Start of DATA LINES
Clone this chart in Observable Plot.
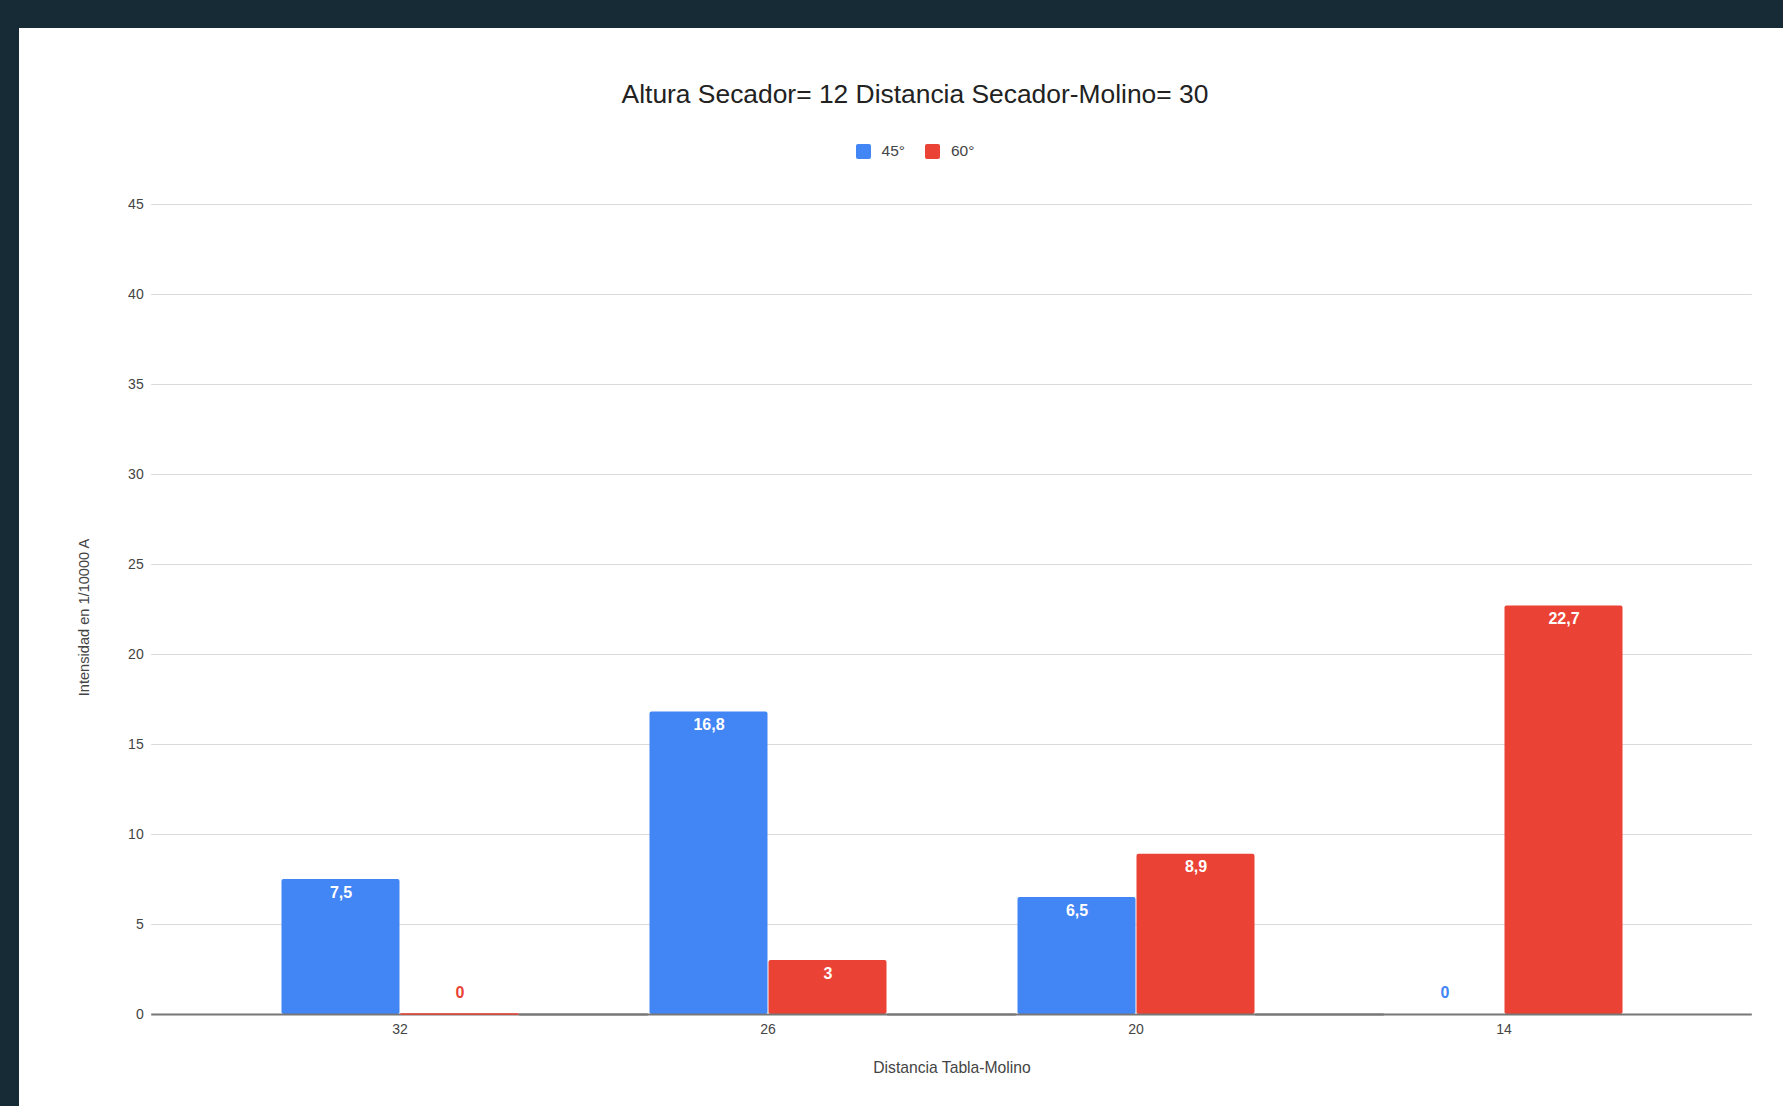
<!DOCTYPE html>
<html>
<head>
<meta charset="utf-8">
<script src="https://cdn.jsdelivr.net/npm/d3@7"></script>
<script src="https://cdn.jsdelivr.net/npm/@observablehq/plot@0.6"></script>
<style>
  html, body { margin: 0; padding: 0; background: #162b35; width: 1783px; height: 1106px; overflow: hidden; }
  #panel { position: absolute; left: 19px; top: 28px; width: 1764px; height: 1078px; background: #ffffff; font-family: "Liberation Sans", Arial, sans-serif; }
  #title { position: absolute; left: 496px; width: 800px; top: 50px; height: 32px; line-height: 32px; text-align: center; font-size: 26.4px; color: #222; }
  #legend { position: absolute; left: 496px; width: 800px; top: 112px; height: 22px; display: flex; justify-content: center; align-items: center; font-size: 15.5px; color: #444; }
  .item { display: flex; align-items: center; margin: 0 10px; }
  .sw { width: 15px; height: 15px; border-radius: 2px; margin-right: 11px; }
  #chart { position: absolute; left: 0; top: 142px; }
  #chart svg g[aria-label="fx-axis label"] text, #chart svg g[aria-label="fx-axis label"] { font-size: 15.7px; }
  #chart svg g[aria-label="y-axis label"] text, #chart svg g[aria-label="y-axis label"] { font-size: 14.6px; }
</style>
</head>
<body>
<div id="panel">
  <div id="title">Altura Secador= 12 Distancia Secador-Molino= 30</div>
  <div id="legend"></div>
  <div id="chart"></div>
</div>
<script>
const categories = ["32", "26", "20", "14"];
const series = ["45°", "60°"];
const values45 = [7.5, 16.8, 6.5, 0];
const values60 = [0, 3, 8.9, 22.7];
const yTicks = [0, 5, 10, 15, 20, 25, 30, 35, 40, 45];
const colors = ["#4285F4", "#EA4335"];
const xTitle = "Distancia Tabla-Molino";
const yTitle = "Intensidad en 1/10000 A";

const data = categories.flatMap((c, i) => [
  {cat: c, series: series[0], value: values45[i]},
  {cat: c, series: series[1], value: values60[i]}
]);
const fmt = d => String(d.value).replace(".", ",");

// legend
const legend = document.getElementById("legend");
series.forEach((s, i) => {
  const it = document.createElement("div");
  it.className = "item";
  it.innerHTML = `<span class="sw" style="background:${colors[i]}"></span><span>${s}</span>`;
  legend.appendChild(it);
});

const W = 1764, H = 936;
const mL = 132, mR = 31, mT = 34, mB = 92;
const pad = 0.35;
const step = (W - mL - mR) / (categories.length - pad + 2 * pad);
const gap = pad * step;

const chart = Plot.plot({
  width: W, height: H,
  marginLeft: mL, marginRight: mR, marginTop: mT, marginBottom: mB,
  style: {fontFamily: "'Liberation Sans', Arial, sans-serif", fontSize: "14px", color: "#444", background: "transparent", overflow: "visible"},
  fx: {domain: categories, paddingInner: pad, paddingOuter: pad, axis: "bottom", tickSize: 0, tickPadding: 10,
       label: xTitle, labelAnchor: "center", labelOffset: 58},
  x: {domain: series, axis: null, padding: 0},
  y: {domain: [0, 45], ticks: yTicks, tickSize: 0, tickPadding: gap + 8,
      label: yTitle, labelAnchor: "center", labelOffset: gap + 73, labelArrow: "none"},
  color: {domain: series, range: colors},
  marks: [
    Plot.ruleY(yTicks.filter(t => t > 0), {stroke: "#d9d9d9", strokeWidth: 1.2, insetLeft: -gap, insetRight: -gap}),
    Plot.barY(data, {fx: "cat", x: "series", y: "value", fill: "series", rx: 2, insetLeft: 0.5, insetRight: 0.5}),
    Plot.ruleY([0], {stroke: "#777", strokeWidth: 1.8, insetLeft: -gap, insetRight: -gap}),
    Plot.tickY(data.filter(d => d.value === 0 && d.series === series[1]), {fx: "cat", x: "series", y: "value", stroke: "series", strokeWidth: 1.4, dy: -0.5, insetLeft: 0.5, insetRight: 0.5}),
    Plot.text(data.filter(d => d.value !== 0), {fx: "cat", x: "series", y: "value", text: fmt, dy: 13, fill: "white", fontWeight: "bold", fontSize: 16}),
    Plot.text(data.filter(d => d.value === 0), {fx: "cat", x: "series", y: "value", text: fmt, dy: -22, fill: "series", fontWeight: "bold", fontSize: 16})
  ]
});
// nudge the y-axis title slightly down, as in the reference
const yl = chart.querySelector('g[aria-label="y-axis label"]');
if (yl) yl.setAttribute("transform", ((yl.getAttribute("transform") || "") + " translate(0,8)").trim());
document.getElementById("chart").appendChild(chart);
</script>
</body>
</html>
End of DATA LINES
◆ TASK PROMPT ◆
Retype everything in the material word for word, minus pictures.

◆ EXERCISE RESULT ◆
Clone this chart in Observable Plot.
<!DOCTYPE html>
<html>
<head>
<meta charset="utf-8">
<script src="https://cdn.jsdelivr.net/npm/d3@7"></script>
<script src="https://cdn.jsdelivr.net/npm/@observablehq/plot@0.6"></script>
<style>
  html, body { margin: 0; padding: 0; background: #162b35; width: 1783px; height: 1106px; overflow: hidden; }
  #panel { position: absolute; left: 19px; top: 28px; width: 1764px; height: 1078px; background: #ffffff; font-family: "Liberation Sans", Arial, sans-serif; }
  #title { position: absolute; left: 496px; width: 800px; top: 50px; height: 32px; line-height: 32px; text-align: center; font-size: 26.4px; color: #222; }
  #legend { position: absolute; left: 496px; width: 800px; top: 112px; height: 22px; display: flex; justify-content: center; align-items: center; font-size: 15.5px; color: #444; }
  .item { display: flex; align-items: center; margin: 0 10px; }
  .sw { width: 15px; height: 15px; border-radius: 2px; margin-right: 11px; }
  #chart { position: absolute; left: 0; top: 142px; }
  #chart svg g[aria-label="fx-axis label"] text, #chart svg g[aria-label="fx-axis label"] { font-size: 15.7px; }
  #chart svg g[aria-label="y-axis label"] text, #chart svg g[aria-label="y-axis label"] { font-size: 14.6px; }
</style>
</head>
<body>
<div id="panel">
  <div id="title">Altura Secador= 12 Distancia Secador-Molino= 30</div>
  <div id="legend"></div>
  <div id="chart"></div>
</div>
<script>
const categories = ["32", "26", "20", "14"];
const series = ["45°", "60°"];
const values45 = [7.5, 16.8, 6.5, 0];
const values60 = [0, 3, 8.9, 22.7];
const yTicks = [0, 5, 10, 15, 20, 25, 30, 35, 40, 45];
const colors = ["#4285F4", "#EA4335"];
const xTitle = "Distancia Tabla-Molino";
const yTitle = "Intensidad en 1/10000 A";

const data = categories.flatMap((c, i) => [
  {cat: c, series: series[0], value: values45[i]},
  {cat: c, series: series[1], value: values60[i]}
]);
const fmt = d => String(d.value).replace(".", ",");

// legend
const legend = document.getElementById("legend");
series.forEach((s, i) => {
  const it = document.createElement("div");
  it.className = "item";
  it.innerHTML = `<span class="sw" style="background:${colors[i]}"></span><span>${s}</span>`;
  legend.appendChild(it);
});

const W = 1764, H = 936;
const mL = 132, mR = 31, mT = 34, mB = 92;
const pad = 0.35;
const step = (W - mL - mR) / (categories.length - pad + 2 * pad);
const gap = pad * step;

const chart = Plot.plot({
  width: W, height: H,
  marginLeft: mL, marginRight: mR, marginTop: mT, marginBottom: mB,
  style: {fontFamily: "'Liberation Sans', Arial, sans-serif", fontSize: "14px", color: "#444", background: "transparent", overflow: "visible"},
  fx: {domain: categories, paddingInner: pad, paddingOuter: pad, axis: "bottom", tickSize: 0, tickPadding: 10,
       label: xTitle, labelAnchor: "center", labelOffset: 58},
  x: {domain: series, axis: null, padding: 0},
  y: {domain: [0, 45], ticks: yTicks, tickSize: 0, tickPadding: gap + 8,
      label: yTitle, labelAnchor: "center", labelOffset: gap + 73, labelArrow: "none"},
  color: {domain: series, range: colors},
  marks: [
    Plot.ruleY(yTicks.filter(t => t > 0), {stroke: "#d9d9d9", strokeWidth: 1.2, insetLeft: -gap, insetRight: -gap}),
    Plot.barY(data, {fx: "cat", x: "series", y: "value", fill: "series", rx: 2, insetLeft: 0.5, insetRight: 0.5}),
    Plot.ruleY([0], {stroke: "#777", strokeWidth: 1.8, insetLeft: -gap, insetRight: -gap}),
    Plot.tickY(data.filter(d => d.value === 0 && d.series === series[1]), {fx: "cat", x: "series", y: "value", stroke: "series", strokeWidth: 1.4, dy: -0.5, insetLeft: 0.5, insetRight: 0.5}),
    Plot.text(data.filter(d => d.value !== 0), {fx: "cat", x: "series", y: "value", text: fmt, dy: 13, fill: "white", fontWeight: "bold", fontSize: 16}),
    Plot.text(data.filter(d => d.value === 0), {fx: "cat", x: "series", y: "value", text: fmt, dy: -22, fill: "series", fontWeight: "bold", fontSize: 16})
  ]
});
// nudge the y-axis title slightly down, as in the reference
const yl = chart.querySelector('g[aria-label="y-axis label"]');
if (yl) yl.setAttribute("transform", ((yl.getAttribute("transform") || "") + " translate(0,8)").trim());
document.getElementById("chart").appendChild(chart);
</script>
</body>
</html>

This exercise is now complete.